— Start Dataset extract —

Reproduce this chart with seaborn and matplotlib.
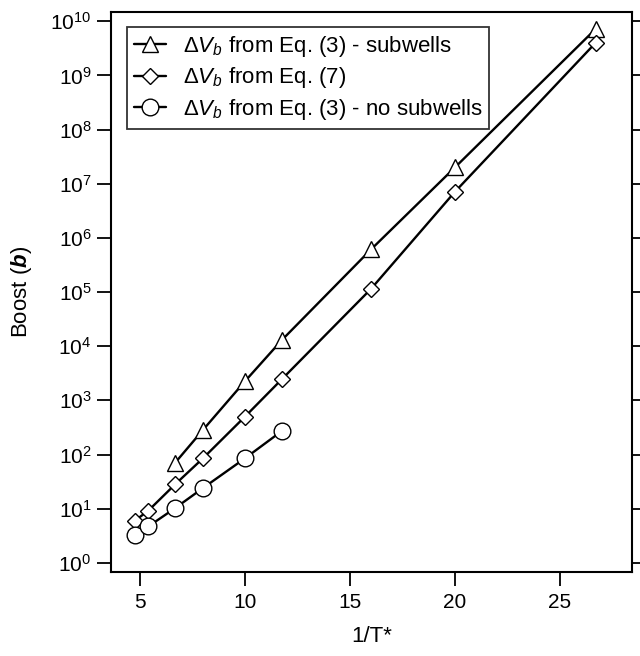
import matplotlib
matplotlib.use("Agg")
import matplotlib.pyplot as plt
import pandas as pd
import seaborn as sns

# 1/T* values and boost for each series
x_sub = [6.67, 8.0, 10.0, 11.76, 16.0, 20.0, 26.7]
b_sub = [70, 284, 2250, 13000, 6.1e5, 2.0e7, 7.2e9]

x_eq7 = [4.76, 5.4, 6.67, 8.0, 10.0, 11.76, 16.0, 20.0, 26.7]
b_eq7 = [6.0, 9.2, 28, 85, 500, 2460, 1.14e5, 7.1e6, 4.0e9]

x_nosub = [4.76, 5.4, 6.67, 8.0, 10.0, 11.76]
b_nosub = [3.3, 4.7, 10.2, 24, 85, 272]

labels = [r"$\Delta V_b$ from Eq. (3) - subwells",
          r"$\Delta V_b$ from Eq. (7)",
          r"$\Delta V_b$ from Eq. (3) - no subwells"]

sns.set_style("ticks")
plt.rcParams["font.family"] = ["Liberation Sans", "DejaVu Sans"]
plt.rcParams["text.color"] = "black"
plt.rcParams["axes.labelcolor"] = "black"
plt.rcParams["mathtext.fontset"] = "custom"
plt.rcParams["mathtext.rm"] = "Liberation Sans"
plt.rcParams["mathtext.it"] = "Liberation Sans:italic"
plt.rcParams["mathtext.bf"] = "Liberation Sans:bold"
plt.rcParams["mathtext.bfit"] = "Liberation Sans:bold:italic"

fig = plt.figure(figsize=(6.4, 6.56), dpi=100)
ax = fig.add_axes([0.1734, 0.128, 0.8141, 0.8537])

series = [
    (x_sub, b_sub, "^", 12),
    (x_eq7, b_eq7, "D", 8),
    (x_nosub, b_nosub, "o", 12),
]
for (xs, ys, m, ms), lab in zip(series, labels):
    df = pd.DataFrame({"x": xs, "b": ys})
    sns.lineplot(data=df, x="x", y="b", ax=ax, color="black", lw=1.7,
                 marker=m, markersize=ms, markerfacecolor="white",
                 markeredgecolor="black", markeredgewidth=1.0, label=lab)

ax.set_yscale("log")
ax.set_xlim(3.62, 28.43)
ax.set_ylim(10**-0.17, 10**10.17)
ax.set_yticks([10**i for i in range(11)])
ax.set_yticklabels([rf"$10^{{{i}}}$" for i in range(11)])
ax.yaxis.set_minor_locator(matplotlib.ticker.NullLocator())
ax.set_xticks([5, 10, 15, 20, 25])

ax.tick_params(axis="both", direction="out", length=10, width=1.3,
               labelsize=15, colors="black")
ax.tick_params(axis="x", pad=5)
ax.tick_params(axis="y", right=True, left=True, labelright=False, pad=4)
for s in ax.spines.values():
    s.set_linewidth(1.5)
    s.set_color("black")

ax.set_xlabel("1/T*", fontsize=16, labelpad=10)
ax.set_ylabel(r"Boost ($\mathbfit{b}$)", fontsize=16, labelpad=12)

leg = ax.legend(loc="upper left", bbox_to_anchor=(0.031, 0.973), fontsize=16,
                frameon=True, fancybox=False, edgecolor="black",
                handlelength=1.45, handletextpad=0.75, borderpad=0.3,
                labelspacing=0.3, borderaxespad=0.0)
leg.get_frame().set_linewidth(1.3)
for t in leg.get_texts():
    t.set_color("black")

fig.savefig("out.png", dpi=100)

— End Dataset extract —

Please repeat exactly the data above from its first line to the line that contains "ax = fig.add_axes([0.1734, 0.128, 0.8141, 0.8537])", inclusive, and leave every picture out.

> [Result of this task]:
Reproduce this chart with seaborn and matplotlib.
import matplotlib
matplotlib.use("Agg")
import matplotlib.pyplot as plt
import pandas as pd
import seaborn as sns

# 1/T* values and boost for each series
x_sub = [6.67, 8.0, 10.0, 11.76, 16.0, 20.0, 26.7]
b_sub = [70, 284, 2250, 13000, 6.1e5, 2.0e7, 7.2e9]

x_eq7 = [4.76, 5.4, 6.67, 8.0, 10.0, 11.76, 16.0, 20.0, 26.7]
b_eq7 = [6.0, 9.2, 28, 85, 500, 2460, 1.14e5, 7.1e6, 4.0e9]

x_nosub = [4.76, 5.4, 6.67, 8.0, 10.0, 11.76]
b_nosub = [3.3, 4.7, 10.2, 24, 85, 272]

labels = [r"$\Delta V_b$ from Eq. (3) - subwells",
          r"$\Delta V_b$ from Eq. (7)",
          r"$\Delta V_b$ from Eq. (3) - no subwells"]

sns.set_style("ticks")
plt.rcParams["font.family"] = ["Liberation Sans", "DejaVu Sans"]
plt.rcParams["text.color"] = "black"
plt.rcParams["axes.labelcolor"] = "black"
plt.rcParams["mathtext.fontset"] = "custom"
plt.rcParams["mathtext.rm"] = "Liberation Sans"
plt.rcParams["mathtext.it"] = "Liberation Sans:italic"
plt.rcParams["mathtext.bf"] = "Liberation Sans:bold"
plt.rcParams["mathtext.bfit"] = "Liberation Sans:bold:italic"

fig = plt.figure(figsize=(6.4, 6.56), dpi=100)
ax = fig.add_axes([0.1734, 0.128, 0.8141, 0.8537])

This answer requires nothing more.